UNITY: The symmetrical design of the panel imposes a sense of unity in the composition, bringing together the intricately carved natural imagery of the ducks and the ornate repetition of the vegetal motifs that surround them. The ducks, sitting addorsed, reject this sentiment of unity in their existence as a pair. They create two halves of one whole panel and disrupt the otherwise unified organization, showing the complex nature of early medieval craftsmanship.
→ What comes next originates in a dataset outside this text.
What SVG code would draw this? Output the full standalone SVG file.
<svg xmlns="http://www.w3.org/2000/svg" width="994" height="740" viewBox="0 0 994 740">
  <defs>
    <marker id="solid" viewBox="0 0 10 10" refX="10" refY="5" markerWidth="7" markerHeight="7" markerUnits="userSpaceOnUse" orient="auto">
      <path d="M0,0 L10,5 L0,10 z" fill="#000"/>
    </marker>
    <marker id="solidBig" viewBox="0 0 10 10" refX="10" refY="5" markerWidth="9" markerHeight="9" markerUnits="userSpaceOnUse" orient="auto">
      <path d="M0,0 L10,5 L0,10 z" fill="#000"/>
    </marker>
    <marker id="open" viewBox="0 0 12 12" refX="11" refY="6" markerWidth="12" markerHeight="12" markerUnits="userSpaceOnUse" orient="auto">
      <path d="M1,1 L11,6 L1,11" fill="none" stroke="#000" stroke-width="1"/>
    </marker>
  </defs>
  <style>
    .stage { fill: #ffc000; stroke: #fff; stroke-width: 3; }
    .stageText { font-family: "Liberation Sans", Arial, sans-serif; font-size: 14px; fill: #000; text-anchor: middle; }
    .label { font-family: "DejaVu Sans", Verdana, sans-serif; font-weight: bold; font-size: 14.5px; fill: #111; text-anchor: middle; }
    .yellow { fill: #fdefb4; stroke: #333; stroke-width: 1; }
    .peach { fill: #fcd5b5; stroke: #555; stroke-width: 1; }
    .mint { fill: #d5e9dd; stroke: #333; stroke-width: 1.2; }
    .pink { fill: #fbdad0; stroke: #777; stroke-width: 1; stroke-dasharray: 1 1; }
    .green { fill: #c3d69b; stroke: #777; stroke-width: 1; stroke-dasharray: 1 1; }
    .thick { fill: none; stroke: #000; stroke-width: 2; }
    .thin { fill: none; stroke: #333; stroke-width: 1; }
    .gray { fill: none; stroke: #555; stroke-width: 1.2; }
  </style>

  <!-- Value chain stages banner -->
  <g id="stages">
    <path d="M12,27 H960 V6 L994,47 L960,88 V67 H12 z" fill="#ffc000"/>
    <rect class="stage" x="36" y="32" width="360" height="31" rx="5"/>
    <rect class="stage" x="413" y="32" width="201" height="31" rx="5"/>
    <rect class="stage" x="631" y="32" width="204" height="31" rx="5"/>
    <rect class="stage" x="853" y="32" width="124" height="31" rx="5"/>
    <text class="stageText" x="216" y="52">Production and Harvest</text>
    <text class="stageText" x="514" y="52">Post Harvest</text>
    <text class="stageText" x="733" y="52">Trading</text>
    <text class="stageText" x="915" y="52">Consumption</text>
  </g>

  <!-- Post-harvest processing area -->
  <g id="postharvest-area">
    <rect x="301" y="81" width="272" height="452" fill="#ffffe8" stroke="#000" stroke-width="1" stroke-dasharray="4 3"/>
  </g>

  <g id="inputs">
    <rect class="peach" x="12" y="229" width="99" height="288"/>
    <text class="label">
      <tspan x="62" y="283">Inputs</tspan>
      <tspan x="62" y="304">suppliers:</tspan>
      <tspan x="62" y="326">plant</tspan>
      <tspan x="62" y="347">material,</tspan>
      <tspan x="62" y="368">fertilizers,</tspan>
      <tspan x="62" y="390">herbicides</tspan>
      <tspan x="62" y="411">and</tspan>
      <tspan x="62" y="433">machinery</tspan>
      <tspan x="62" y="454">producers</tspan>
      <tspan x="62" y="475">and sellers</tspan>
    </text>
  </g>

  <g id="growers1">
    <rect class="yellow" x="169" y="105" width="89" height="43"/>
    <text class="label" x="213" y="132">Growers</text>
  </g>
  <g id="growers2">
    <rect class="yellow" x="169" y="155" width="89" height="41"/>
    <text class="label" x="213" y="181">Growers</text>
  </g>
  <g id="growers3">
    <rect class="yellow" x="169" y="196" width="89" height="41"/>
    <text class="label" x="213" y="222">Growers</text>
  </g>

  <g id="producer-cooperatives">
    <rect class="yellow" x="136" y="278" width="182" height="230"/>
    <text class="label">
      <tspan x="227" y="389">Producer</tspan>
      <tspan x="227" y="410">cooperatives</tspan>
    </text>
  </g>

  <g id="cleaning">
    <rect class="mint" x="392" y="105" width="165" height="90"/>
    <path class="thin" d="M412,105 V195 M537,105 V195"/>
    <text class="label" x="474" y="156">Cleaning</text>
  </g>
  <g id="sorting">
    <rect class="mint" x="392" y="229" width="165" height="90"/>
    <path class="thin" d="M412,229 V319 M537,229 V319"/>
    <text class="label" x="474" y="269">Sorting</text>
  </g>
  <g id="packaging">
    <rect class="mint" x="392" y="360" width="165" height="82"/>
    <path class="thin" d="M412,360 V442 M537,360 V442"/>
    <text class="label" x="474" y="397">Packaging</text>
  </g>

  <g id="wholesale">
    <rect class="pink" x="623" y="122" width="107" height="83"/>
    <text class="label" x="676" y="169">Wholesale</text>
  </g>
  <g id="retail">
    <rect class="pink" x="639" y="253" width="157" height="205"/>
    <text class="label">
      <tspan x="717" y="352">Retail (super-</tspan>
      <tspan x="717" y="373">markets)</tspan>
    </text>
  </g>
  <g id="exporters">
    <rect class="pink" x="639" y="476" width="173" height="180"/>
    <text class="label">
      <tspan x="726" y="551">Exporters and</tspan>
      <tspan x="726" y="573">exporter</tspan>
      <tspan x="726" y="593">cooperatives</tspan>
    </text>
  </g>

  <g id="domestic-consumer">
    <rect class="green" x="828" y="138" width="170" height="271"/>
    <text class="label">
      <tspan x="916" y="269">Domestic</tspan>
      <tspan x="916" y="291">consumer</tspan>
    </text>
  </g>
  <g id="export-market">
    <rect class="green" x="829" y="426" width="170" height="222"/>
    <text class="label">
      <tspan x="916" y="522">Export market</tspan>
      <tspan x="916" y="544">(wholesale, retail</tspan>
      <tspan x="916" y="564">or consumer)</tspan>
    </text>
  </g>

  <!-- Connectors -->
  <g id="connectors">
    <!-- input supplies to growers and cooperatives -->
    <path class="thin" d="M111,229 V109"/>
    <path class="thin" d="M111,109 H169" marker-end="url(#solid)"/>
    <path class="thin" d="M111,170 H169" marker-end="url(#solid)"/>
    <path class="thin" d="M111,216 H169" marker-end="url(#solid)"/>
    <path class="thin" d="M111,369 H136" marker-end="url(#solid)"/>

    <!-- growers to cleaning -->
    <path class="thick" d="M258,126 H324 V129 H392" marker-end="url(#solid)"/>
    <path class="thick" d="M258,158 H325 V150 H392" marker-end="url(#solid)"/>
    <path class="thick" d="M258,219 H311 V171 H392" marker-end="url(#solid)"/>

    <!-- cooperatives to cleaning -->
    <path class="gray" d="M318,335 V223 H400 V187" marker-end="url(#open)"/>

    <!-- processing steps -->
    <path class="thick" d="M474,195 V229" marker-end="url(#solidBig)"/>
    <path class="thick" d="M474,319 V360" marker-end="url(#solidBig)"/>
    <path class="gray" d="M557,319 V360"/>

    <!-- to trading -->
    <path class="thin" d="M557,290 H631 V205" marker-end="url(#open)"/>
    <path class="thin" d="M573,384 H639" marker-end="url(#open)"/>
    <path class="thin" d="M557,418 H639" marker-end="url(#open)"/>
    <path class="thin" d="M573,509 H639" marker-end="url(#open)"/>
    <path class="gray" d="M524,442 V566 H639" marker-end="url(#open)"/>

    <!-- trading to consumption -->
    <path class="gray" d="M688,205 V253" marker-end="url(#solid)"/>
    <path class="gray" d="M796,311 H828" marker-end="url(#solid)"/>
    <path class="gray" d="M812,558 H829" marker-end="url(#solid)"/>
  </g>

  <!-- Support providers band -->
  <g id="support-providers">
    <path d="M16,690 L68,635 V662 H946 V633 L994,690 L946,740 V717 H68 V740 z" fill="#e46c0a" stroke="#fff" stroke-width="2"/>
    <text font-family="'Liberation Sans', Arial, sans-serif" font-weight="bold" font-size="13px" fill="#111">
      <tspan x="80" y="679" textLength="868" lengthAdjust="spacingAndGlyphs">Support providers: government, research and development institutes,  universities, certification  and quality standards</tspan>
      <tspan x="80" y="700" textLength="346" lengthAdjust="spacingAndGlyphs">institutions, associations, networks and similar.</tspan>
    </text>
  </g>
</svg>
DIVINITY: This visual image of a duck with a floating ribbon around its neck was a typical motif exhibited by the design work of the Sasanian empire, who were in power in the Middle East during the sixth century. The Sasanians controlled this area before the early Muslim conquests, and certainly before the First Crusade. These images above shows a 6th-century frieze wall painting decorating the front of an earthen bench that ran around the cave wall at the Buddhist Kizil Monastery Complex in Kucha, or modern day China. During this time, Kucha was a commercial hub for the Silk Road. As the Relief with Addorsed Ducks is thought to be from medieval Sorrento, Italy, a similar designwork found as far away as China is a testament to how far the designs and exchange of production techniques truly traveled. The frieze shows ducks in pearled roundels facing each other, holding garlands of jewels and pearls in their beaks. They are also wearing floating ribbons and pearl collars around their necks. Some scholars argue that this symbol serves as a symbolic garland or crown to connect the piece, its function, or the birds themselves with imperial power. Known as pativs, the divine power and glory assumed by the ruler could then be understood as translated to motif reflected in the panel. In addition to the focus object of this exhibition page, the Relief with Addorsed Ducks, the Dumbarton Oaks collection owns another marble panel centrally designed by a duck wearing the ribbon symbol.
REGENERATION: The medallion or roundel form surrounded by a frame of pearl beadings indicates a signature characteristic of eastern Sasanian designs. The circular pattern is indicative of continuity and the cyclical nature of life itself. Many of the eastern medallion textiles and stucco work featured an encircled image of the Tree of Life. The motif of the Tree of Life is known to be sacred to many religions and cultures that may have been in contact with each other during Silk Road travels. In a Christian space in medieval Italy, the tree would have been understood in connection with Christ and the Cross. Confronted images of various animals typically accompany these depictions of the Tree of Life, and it is interesting to note the addorsed position of the ducks in the Relief with Addorsed Ducks.